Entries with chart source code
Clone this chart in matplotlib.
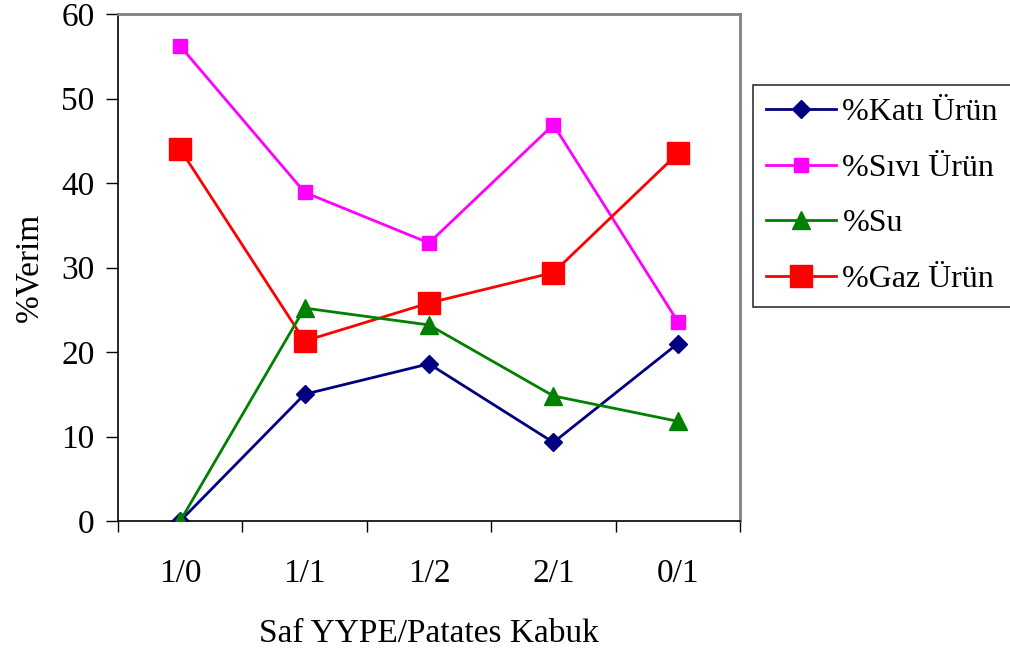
import matplotlib
matplotlib.use("Agg")
import matplotlib.pyplot as plt
from matplotlib.ticker import FixedLocator, NullFormatter

plt.rcParams.update({
    "font.family": ["Liberation Serif", "DejaVu Serif"],
    "font.size": 24,
})

# blend ratios (pure LDPE / potato peel)
ratios = ["1/0", "1/1", "1/2", "2/1", "0/1"]

kati = [0.0, 15.0, 18.6, 9.3, 21.0]
sivi = [56.2, 38.9, 32.9, 46.9, 23.6]
su = [0.0, 25.2, 23.2, 14.8, 11.8]
gaz = [44.0, 21.3, 25.8, 29.4, 43.5]

series_labels = ["%Katı Ürün", "%Sıvı Ürün", "%Su", "%Gaz Ürün"]

fig = plt.figure(figsize=(10.1, 6.51), dpi=100)
ax = fig.add_axes([118 / 1010, 1 - 521 / 651, (740 - 118) / 1010, (521 - 14) / 651])

x = list(range(len(ratios)))
ax.plot(x, kati, color="#000080", lw=2, marker="D", ms=9.5, label=series_labels[0], zorder=4)
ax.plot(x, sivi, color="#FF00FF", lw=2, marker="s", ms=10.5, label=series_labels[1], zorder=3)
ax.plot(x, su, color="#008000", lw=2, marker="^", ms=13.5, label=series_labels[2], zorder=5)
ax.plot(x, gaz, color="#FF0000", lw=2, marker="s", ms=16, label=series_labels[3], zorder=3)

ax.set_xlim(-0.5, len(ratios) - 0.5)
ax.set_ylim(0, 60)
ax.set_yticks(range(0, 61, 10))

# category labels centred, tick marks on the boundaries
ax.set_xticks(x)
ax.set_xticklabels(ratios)
ax.xaxis.set_minor_locator(FixedLocator([i - 0.5 for i in range(len(ratios) + 1)]))
ax.xaxis.set_minor_formatter(NullFormatter())
ax.tick_params(axis="x", which="major", length=0, pad=27)
ax.tick_params(axis="x", which="minor", length=8, width=1, direction="out", color="black")
ax.tick_params(axis="y", length=9, width=1, direction="out", pad=8)

for side in ("top", "right"):
    ax.spines[side].set_color("#808080")
    ax.spines[side].set_linewidth(2)
for side in ("left", "bottom"):
    ax.spines[side].set_color("black")
    ax.spines[side].set_linewidth(1.2)

ax.set_xlabel("Saf YYPE/Patates Kabuk", labelpad=21)
ax.set_ylabel("%Verim", labelpad=12)

leg = fig.legend(
    loc="upper left",
    bbox_to_anchor=(753 / 1010, 1 - 85 / 651),
    frameon=True,
    fancybox=False,
    edgecolor="black",
    fontsize=23,
    handlelength=2.2,
    handletextpad=0.2,
    labelspacing=0.82,
    borderpad=0.4,
    borderaxespad=0,
)
leg.get_frame().set_linewidth(1.2)

fig.savefig("out.png", dpi=100)
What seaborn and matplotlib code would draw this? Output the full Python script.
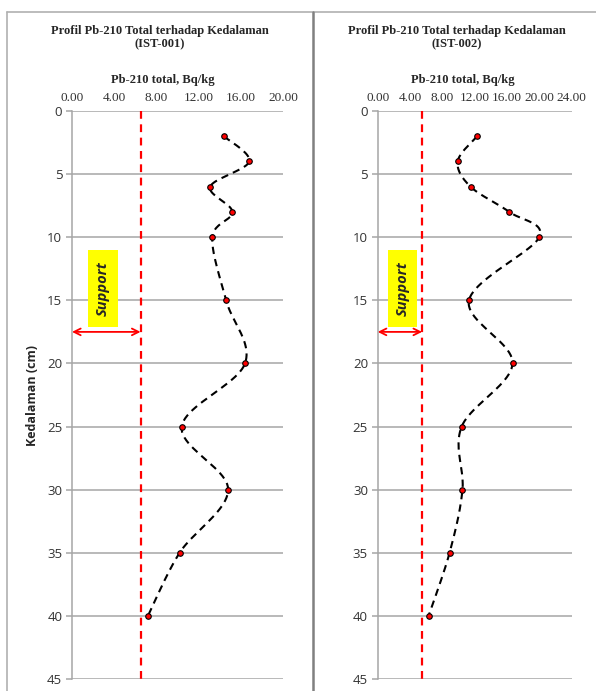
import matplotlib
matplotlib.use("Agg")
import matplotlib.pyplot as plt
from matplotlib.lines import Line2D
from matplotlib.patches import Rectangle
import numpy as np
import pandas as pd
import seaborn as sns

# data
depth = [2, 4, 6, 8, 10, 15, 20, 25, 30, 35, 40]
pb_ist001 = [14.4, 16.8, 13.1, 15.2, 13.3, 14.6, 16.4, 10.4, 14.8, 10.2, 7.2]
pb_ist002 = [12.3, 9.9, 11.5, 16.3, 20.0, 11.3, 16.7, 10.4, 10.5, 8.9, 6.3]
support = [6.5, 5.5]
x_max = [20, 24]
x_ticks = [[0, 4, 8, 12, 16, 20], [0, 4, 8, 12, 16, 20, 24]]
y_ticks = [0, 5, 10, 15, 20, 25, 30, 35, 40, 45]
stations = ["IST-001", "IST-002"]
title_text = "Profil Pb-210 Total terhadap Kedalaman"
xlabel_text = "Pb-210 total, Bq/kg"
ylabel_text = "Kedalaman (cm)"

sns.set_style("white")
plt.rcParams["font.family"] = ["Liberation Serif", "DejaVu Serif"]
SANS = ["Open Sans", "DejaVu Sans"]

df = pd.DataFrame({
    "depth": depth * 2,
    "pb": pb_ist001 + pb_ist002,
    "station": [stations[0]] * len(depth) + [stations[1]] * len(depth),
})

fig = plt.figure(figsize=(5.96, 6.91), dpi=100)
W, H = 596.0, 691.0

# axes placement in pixels: (left, right), title / xlabel centres
panels = [(72, 283), (377.7, 571.5)]
title_cx = [160, 457]
xlabel_cx = [163, 463]
ax_top, ax_bot = 111, 679


def smooth_line(ax, xs, ys, n=24):
    # Excel-style smoothed line (Catmull-Rom in screen space)
    pts = ax.transData.transform(np.column_stack([xs, ys]))
    P = np.vstack([pts[0], pts, pts[-1]])
    out = []
    for i in range(1, len(P) - 2):
        p0, p1, p2, p3 = P[i - 1], P[i], P[i + 1], P[i + 2]
        b1 = p1 + (p2 - p0) / 6.0
        b2 = p2 - (p3 - p1) / 6.0
        t = np.linspace(0, 1, n)[:, None]
        seg = ((1 - t) ** 3) * p1 + 3 * ((1 - t) ** 2) * t * b1 + 3 * (1 - t) * t ** 2 * b2 + t ** 3 * p2
        out.append(seg)
    out = np.vstack(out)
    return ax.transData.inverted().transform(out)


for k, st in enumerate(stations):
    l, r = panels[k]
    ax = fig.add_axes([l / W, 1 - ax_bot / H, (r - l) / W, (ax_bot - ax_top) / H])
    sub = df[df["station"] == st]

    ax.set_xlim(0, x_max[k])
    ax.set_ylim(45, 0)

    ax.set_yticks(y_ticks)
    ax.grid(axis="y", color="#a6a6a6", lw=1.1)
    ax.grid(axis="x", visible=False)
    ax.set_axisbelow(True)
    for s in ["top", "right", "bottom"]:
        ax.spines[s].set_visible(False)
    ax.spines["left"].set_color("#a6a6a6")
    ax.spines["left"].set_linewidth(1.1)

    ax.xaxis.tick_top()
    ax.set_xticks(x_ticks[k])
    ax.set_xticklabels(["%.2f" % v for v in x_ticks[k]], fontsize=9.5, color="#333333")
    ax.tick_params(axis="x", length=0, pad=5)
    ax.tick_params(axis="y", length=4, width=1.1, color="#a6a6a6", left=True,
                   labelsize=9.5, labelcolor="#333333", pad=3)
    for t in ax.get_yticklabels():
        t.set_family(SANS)

    # support line
    ax.plot([support[k], support[k]], [0, 45], color="#ff0000", lw=1.6,
            dashes=(3.5, 2.5), zorder=2)

    # smoothed profile
    curve = smooth_line(ax, sub["pb"].values, sub["depth"].values)
    ax.plot(curve[:, 0], curve[:, 1], color="black", lw=1.5, dashes=(3.5, 2.5), zorder=3)
    sns.scatterplot(data=sub, x="pb", y="depth", ax=ax, color="#ff0000",
                    edgecolor="black", linewidth=0.8, s=16, zorder=4, legend=False)
    ax.set_xlabel("")
    ax.set_ylabel("")

    # support annotation
    ax.annotate("", xy=(0, 17.5), xytext=(support[k], 17.5),
                arrowprops=dict(arrowstyle="<->", color="#ff0000", lw=1.3,
                                shrinkA=0, shrinkB=0, mutation_scale=12))
    box_x0 = [1.5, 1.25][k]
    box_x1 = [4.4, 4.9][k]
    ax.add_patch(Rectangle((box_x0, 11.0), box_x1 - box_x0, 6.1,
                           facecolor="#ffff00", edgecolor="none", zorder=2))
    ax.text((box_x0 + box_x1) / 2, 14.05, "Support", rotation=90, ha="center",
            va="center", fontsize=10.5, fontweight="bold", fontstyle="italic",
            family=SANS, zorder=3)

    fig.text(title_cx[k] / W, 1 - 31 / H, title_text, ha="center", va="center",
             fontsize=9, fontweight="bold")
    fig.text(title_cx[k] / W, 1 - 44 / H, "(%s)" % st, ha="center", va="center",
             fontsize=9, fontweight="bold")
    fig.text(xlabel_cx[k] / W, 1 - 80 / H, xlabel_text, ha="center", va="center",
             fontsize=9, fontweight="bold")

fig.text(33 / W, 1 - 395 / H, ylabel_text, rotation=90, ha="center", va="center",
         fontsize=9, fontweight="bold", family=SANS)

# page frame
fig.add_artist(Line2D([7 / W, 1], [1 - 12 / H, 1 - 12 / H], color="#b0b0b0", lw=1.2))
fig.add_artist(Line2D([7 / W, 7 / W], [0, 1 - 12 / H], color="#b0b0b0", lw=1.2))
fig.add_artist(Line2D([312.7 / W, 312.7 / W], [0, 1 - 12 / H], color="#808080", lw=1.8))

fig.savefig("out.png", dpi=100)
plt.close()
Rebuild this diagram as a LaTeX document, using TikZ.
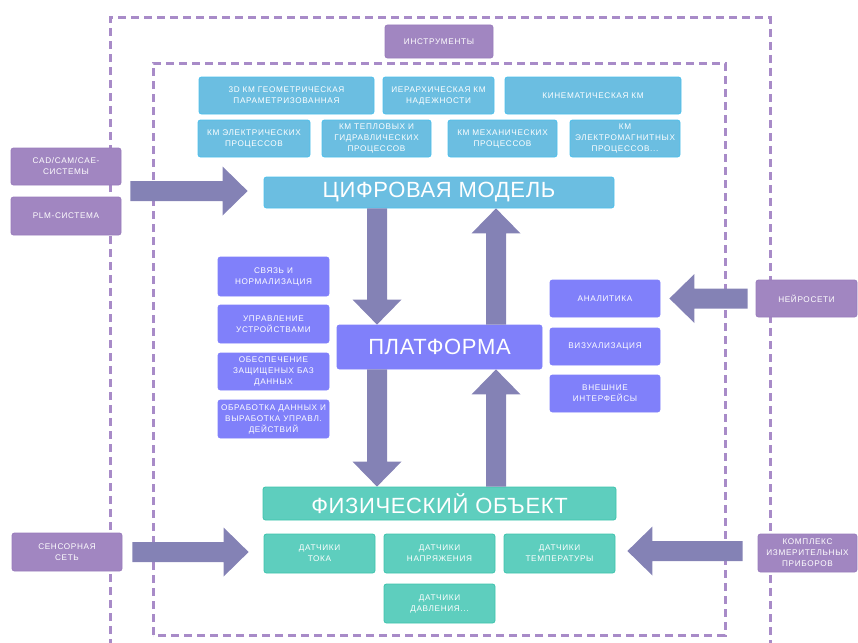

▶ _Job_
Extract every line containing the string "this" from the data above.

▶ _Result_
Clone this chart in matplotlib.
What seaborn and matplotlib code would draw this? Output the full Python script.
Rebuild this diagram as a LaTeX document, using TikZ.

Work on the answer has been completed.